TASK OBJECTIVE: Your output is the lines from the first one to the one containing "const months = d3.range(1, 51);", repeated exactly, with images left out.

DATA BLOCK:
----------

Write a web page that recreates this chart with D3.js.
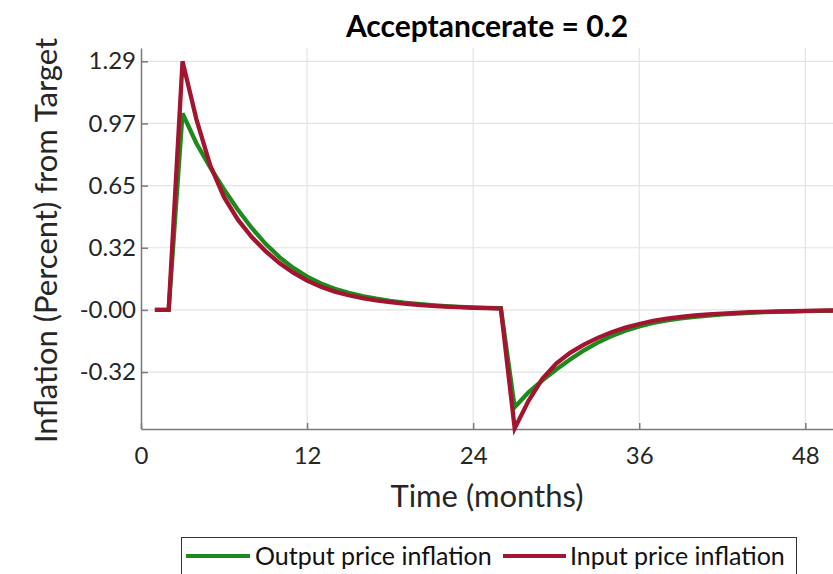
<!DOCTYPE html>
<html>
<head>
<meta charset="utf-8">
<script src="https://cdn.jsdelivr.net/npm/d3@7"></script>
<style>
  body { margin: 0; background: #fff; }
  svg { font-family: Lato, "Open Sans", sans-serif; }
</style>
</head>
<body>
<div id="chart"></div>
<script>
// Months 1..50
const months = d3.range(1, 51);

// Output price inflation (green)
const outputInflation = [
  0, 0, 1.02, 0.865, 0.74, 0.625, 0.52, 0.425, 0.343, 0.274,
  0.218, 0.173, 0.137, 0.11, 0.089, 0.072, 0.058, 0.047, 0.038, 0.031,
  0.025, 0.02, 0.016, 0.013, 0.011, 0.009, -0.505, -0.428, -0.366, -0.309,
  -0.257, -0.21, -0.17, -0.136, -0.108, -0.086, -0.068, -0.054, -0.044, -0.036,
  -0.029, -0.023, -0.019, -0.015, -0.012, -0.01, -0.008, -0.006, -0.005, -0.004
];

// Input price inflation (red)
const inputInflation = [
  0, 0, 1.29, 0.99, 0.75, 0.585, 0.468, 0.378, 0.305, 0.243,
  0.193, 0.152, 0.12, 0.095, 0.076, 0.061, 0.049, 0.04, 0.032, 0.026,
  0.021, 0.017, 0.014, 0.011, 0.009, 0.007, -0.615, -0.472, -0.358, -0.279,
  -0.223, -0.18, -0.145, -0.116, -0.092, -0.073, -0.057, -0.045, -0.036, -0.029,
  -0.023, -0.019, -0.015, -0.012, -0.01, -0.008, -0.007, -0.005, -0.004, -0.003
];

const xTicks = [0, 12, 24, 36, 48];
const yTicks = [-0.3225, 0, 0.3225, 0.645, 0.9675, 1.29];
const yTickLabels = ["-0.32", "-0.00", "0.32", "0.65", "0.97", "1.29"];

const seriesNames = ["Output price inflation", "Input price inflation"];
const seriesColors = ["#1e8a1e", "#a2142f"];

const W = 833, H = 574;
const margin = {top: 48, right: 0, bottom: 145, left: 141}; // plot box

const svg = d3.select("#chart").append("svg")
    .attr("width", W)
    .attr("height", H);

const x = d3.scaleLinear()
    .domain([0, 50])
    .range([margin.left, W - margin.right]);
const y = d3.scaleLinear()
    .domain([-0.618, 1.359])
    .range([H - margin.bottom, margin.top]);

// gridlines
svg.append("g")
    .selectAll("line")
    .data(xTicks.filter(d => d > 0))
    .enter().append("line")
        .attr("x1", d => x(d)).attr("x2", d => x(d))
        .attr("y1", y.range()[0]).attr("y2", y.range()[1])
        .attr("stroke", "#e3e3e3").attr("stroke-width", 1.2);
svg.append("g")
    .selectAll("line")
    .data(yTicks)
    .enter().append("line")
        .attr("x1", x.range()[0]).attr("x2", x.range()[1])
        .attr("y1", d => y(d)).attr("y2", d => y(d))
        .attr("stroke", "#e3e3e3").attr("stroke-width", 1.2);

// axes (ticks pointing inside)
const xAxis = svg.append("g")
    .attr("transform", `translate(0,${y.range()[0]})`)
    .call(d3.axisBottom(x).tickValues(xTicks).tickSizeInner(-6).tickSizeOuter(0).tickPadding(18));
const yAxis = svg.append("g")
    .attr("transform", `translate(${x.range()[0]},0)`)
    .call(d3.axisLeft(y).tickValues(yTicks).tickFormat((d, i) => yTickLabels[i]).tickSizeInner(-7).tickSizeOuter(0).tickPadding(5));

[xAxis, yAxis].forEach(a => {
    a.select(".domain").attr("stroke", "#7a7a7a").attr("stroke-width", 1.5);
    a.selectAll(".tick line").attr("stroke", "#7a7a7a").attr("stroke-width", 1.5);
    a.selectAll(".tick text")
        .attr("fill", "#262626")
        .style("font-size", "24px")
        .style("font-family", "Lato, 'Open Sans', sans-serif");
});
xAxis.selectAll(".tick text").attr("dy", "0.71em");

// lines
const line = d3.line()
    .x((d, i) => x(months[i]))
    .y(d => y(d));

[outputInflation, inputInflation].forEach((vals, k) => {
    svg.append("path")
        .datum(vals)
        .attr("fill", "none")
        .attr("stroke", seriesColors[k])
        .attr("stroke-width", 4.3)
        .attr("stroke-linejoin", "miter")
        .attr("d", line);
});

// title
svg.append("text")
    .attr("x", (x.range()[0] + x.range()[1]) / 2)
    .attr("y", 37)
    .attr("text-anchor", "middle")
    .style("font-size", "30px")
    .style("font-weight", "bold")
    .text("Acceptancerate = 0.2");

// axis labels
svg.append("text")
    .attr("x", (x.range()[0] + x.range()[1]) / 2)
    .attr("y", 507)
    .attr("text-anchor", "middle")
    .attr("fill", "#262626")
    .style("font-size", "31px")
    .text("Time (months)");

svg.append("text")
    .attr("transform", `translate(57,${(y.range()[0] + y.range()[1]) / 2 + 2}) rotate(-90)`)
    .attr("text-anchor", "middle")
    .attr("fill", "#262626")
    .style("font-size", "31px")
    .text("Inflation (Percent) from Target");

// legend
const legend = svg.append("g");
legend.append("rect")
    .attr("x", 181.5).attr("y", 537.5)
    .attr("width", 615).attr("height", 50)
    .attr("fill", "#fff")
    .attr("stroke", "#333").attr("stroke-width", 1);

const legendItems = [
    {x0: 186, x1: 250, tx: 255},
    {x0: 503, x1: 566, tx: 570}
];
legendItems.forEach((it, k) => {
    legend.append("line")
        .attr("x1", it.x0).attr("x2", it.x1)
        .attr("y1", 556).attr("y2", 556)
        .attr("stroke", seriesColors[k])
        .attr("stroke-width", 4);
    legend.append("text")
        .attr("x", it.tx).attr("y", 565)
        .attr("fill", "#111")
        .style("font-size", "25px")
        .text(seriesNames[k]);
});
</script>
</body>
</html>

----------

THE ANSWER:
Write a web page that recreates this chart with D3.js.
<!DOCTYPE html>
<html>
<head>
<meta charset="utf-8">
<script src="https://cdn.jsdelivr.net/npm/d3@7"></script>
<style>
  body { margin: 0; background: #fff; }
  svg { font-family: Lato, "Open Sans", sans-serif; }
</style>
</head>
<body>
<div id="chart"></div>
<script>
// Months 1..50
const months = d3.range(1, 51);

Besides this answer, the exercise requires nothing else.